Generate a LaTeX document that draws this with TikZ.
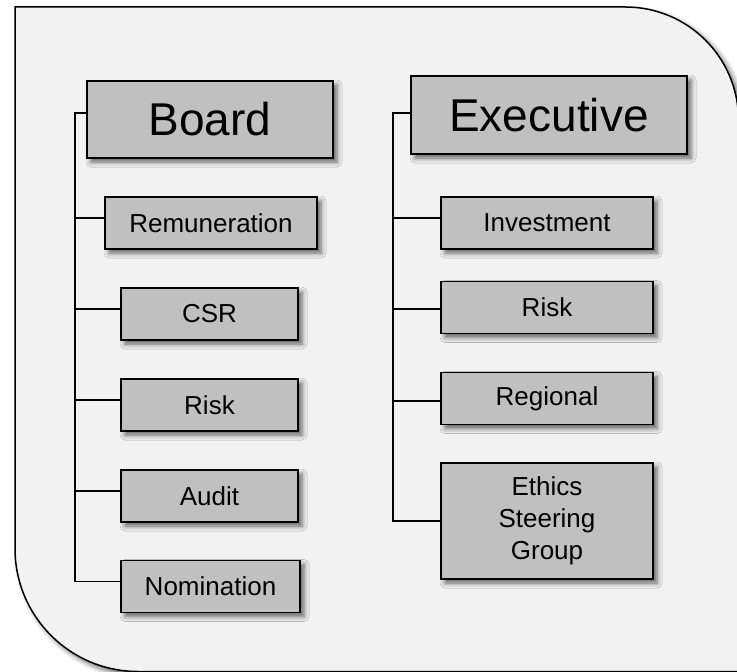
\documentclass[tikz,border=0pt]{standalone}
\usepackage{fontspec}
\setmainfont{Liberation Sans}
\usetikzlibrary{shadows.blur,calc}
\definecolor{panelgray}{HTML}{F2F2F2}
\definecolor{boxgray}{HTML}{C0C0C0}
\begin{document}
\begin{tikzpicture}[x=1bp,y=-1bp,
  softshadow/.style={blur shadow={shadow xshift=4bp, shadow yshift=-4bp,
      shadow blur radius=5bp, shadow opacity=60}},
  panel/.style={fill=panelgray, draw=black, line width=1.5bp, softshadow},
  headbox/.style={draw=black, fill=boxgray, line width=1.6bp, inner sep=0pt,
      font=\fontsize{46bp}{50bp}\selectfont, softshadow},
  subbox/.style={headbox, font=\fontsize{26bp}{32bp}\selectfont, align=center,
      minimum height=52bp},
  link/.style={line width=1.5bp}]
\useasboundingbox (0,0) rectangle (737,672);

% background panel
\path[panel] (15,7) -- (625.5,7) arc[start angle=-90, end angle=0, radius=113]
  -- (738.5,671.5) -- (138,671.5) arc[start angle=90, end angle=180, radius=123]
  -- cycle;

% board side
\node[headbox, minimum width=246bp, minimum height=77bp] (board) at (210,119.5) {Board};
\node[subbox, minimum width=212bp] (rem) at (211,223) {Remuneration};
\node[subbox, minimum width=177bp] (csr) at (209.5,314) {CSR};
\node[subbox, minimum width=177bp] (riskb) at (209.5,405) {Risk};
\node[subbox, minimum width=177bp] (audit) at (209.5,496) {Audit};
\node[subbox, minimum width=179bp] (nom) at (210.5,586.5) {Nomination};

% executive side
\node[headbox, minimum width=276bp, minimum height=78bp] (exec) at (549,115) {Executive};
\node[subbox, minimum width=212bp] (inv) at (547,223) {Investment};
\node[subbox, minimum width=212bp] (riske) at (547,307.5) {Risk};
\node[subbox, minimum width=212bp] (reg) at (547,398.5) {Regional};
\node[subbox, minimum width=212bp, minimum height=116bp] (eth) at (547,521)
  {\raisebox{-4bp}{\begin{tabular}{@{}c@{}}Ethics\\Steering\\Group\end{tabular}}};

% connector spines
\coordinate (lsp) at (75,0);
\coordinate (rsp) at (393,0);
\coordinate (boardc) at ($(board.west)+(0,-6.5)$);
\coordinate (remc) at ($(rem.west)+(0,-5)$);
\coordinate (csrc) at ($(csr.west)+(0,-5)$);
\coordinate (riskbc) at ($(riskb.west)+(0,-5)$);
\coordinate (auditc) at ($(audit.west)+(0,-5)$);
\coordinate (nomc) at ($(nom.west)+(0,-5)$);
\coordinate (execc) at ($(exec.west)+(0,-2)$);
\coordinate (invc) at ($(inv.west)+(0,-5)$);
\coordinate (riskec) at ($(riske.west)+(0,1.5)$);
\coordinate (regc) at ($(reg.west)+(0,2.5)$);
\coordinate (ethc) at (eth.west);

\draw[link] (boardc) -- (lsp |- boardc) -- (lsp |- nomc) -- (nomc);
\foreach \c in {remc,csrc,riskbc,auditc}
  \draw[link] (\c) -- (lsp |- \c);

\draw[link] (execc) -- (rsp |- execc) -- (rsp |- ethc) -- (ethc);
\foreach \c in {invc,riskec,regc}
  \draw[link] (\c) -- (rsp |- \c);
\end{tikzpicture}
\end{document}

## [Exercise objective]
Every line is to be duplicated exactly, though pictures stay out.

## [Expected output]
Generate a LaTeX document that draws this with TikZ.
\documentclass[tikz,border=0pt]{standalone}
\usepackage{fontspec}
\setmainfont{Liberation Sans}
\usetikzlibrary{shadows.blur,calc}
\definecolor{panelgray}{HTML}{F2F2F2}
\definecolor{boxgray}{HTML}{C0C0C0}
\begin{document}
\begin{tikzpicture}[x=1bp,y=-1bp,
  softshadow/.style={blur shadow={shadow xshift=4bp, shadow yshift=-4bp,
      shadow blur radius=5bp, shadow opacity=60}},
  panel/.style={fill=panelgray, draw=black, line width=1.5bp, softshadow},
  headbox/.style={draw=black, fill=boxgray, line width=1.6bp, inner sep=0pt,
      font=\fontsize{46bp}{50bp}\selectfont, softshadow},
  subbox/.style={headbox, font=\fontsize{26bp}{32bp}\selectfont, align=center,
      minimum height=52bp},
  link/.style={line width=1.5bp}]
\useasboundingbox (0,0) rectangle (737,672);

% background panel
\path[panel] (15,7) -- (625.5,7) arc[start angle=-90, end angle=0, radius=113]
  -- (738.5,671.5) -- (138,671.5) arc[start angle=90, end angle=180, radius=123]
  -- cycle;

% board side
\node[headbox, minimum width=246bp, minimum height=77bp] (board) at (210,119.5) {Board};
\node[subbox, minimum width=212bp] (rem) at (211,223) {Remuneration};
\node[subbox, minimum width=177bp] (csr) at (209.5,314) {CSR};
\node[subbox, minimum width=177bp] (riskb) at (209.5,405) {Risk};
\node[subbox, minimum width=177bp] (audit) at (209.5,496) {Audit};
\node[subbox, minimum width=179bp] (nom) at (210.5,586.5) {Nomination};

% executive side
\node[headbox, minimum width=276bp, minimum height=78bp] (exec) at (549,115) {Executive};
\node[subbox, minimum width=212bp] (inv) at (547,223) {Investment};
\node[subbox, minimum width=212bp] (riske) at (547,307.5) {Risk};
\node[subbox, minimum width=212bp] (reg) at (547,398.5) {Regional};
\node[subbox, minimum width=212bp, minimum height=116bp] (eth) at (547,521)
  {\raisebox{-4bp}{\begin{tabular}{@{}c@{}}Ethics\\Steering\\Group\end{tabular}}};

% connector spines
\coordinate (lsp) at (75,0);
\coordinate (rsp) at (393,0);
\coordinate (boardc) at ($(board.west)+(0,-6.5)$);
\coordinate (remc) at ($(rem.west)+(0,-5)$);
\coordinate (csrc) at ($(csr.west)+(0,-5)$);
\coordinate (riskbc) at ($(riskb.west)+(0,-5)$);
\coordinate (auditc) at ($(audit.west)+(0,-5)$);
\coordinate (nomc) at ($(nom.west)+(0,-5)$);
\coordinate (execc) at ($(exec.west)+(0,-2)$);
\coordinate (invc) at ($(inv.west)+(0,-5)$);
\coordinate (riskec) at ($(riske.west)+(0,1.5)$);
\coordinate (regc) at ($(reg.west)+(0,2.5)$);
\coordinate (ethc) at (eth.west);

\draw[link] (boardc) -- (lsp |- boardc) -- (lsp |- nomc) -- (nomc);
\foreach \c in {remc,csrc,riskbc,auditc}
  \draw[link] (\c) -- (lsp |- \c);

\draw[link] (execc) -- (rsp |- execc) -- (rsp |- ethc) -- (ethc);
\foreach \c in {invc,riskec,regc}
  \draw[link] (\c) -- (rsp |- \c);
\end{tikzpicture}
\end{document}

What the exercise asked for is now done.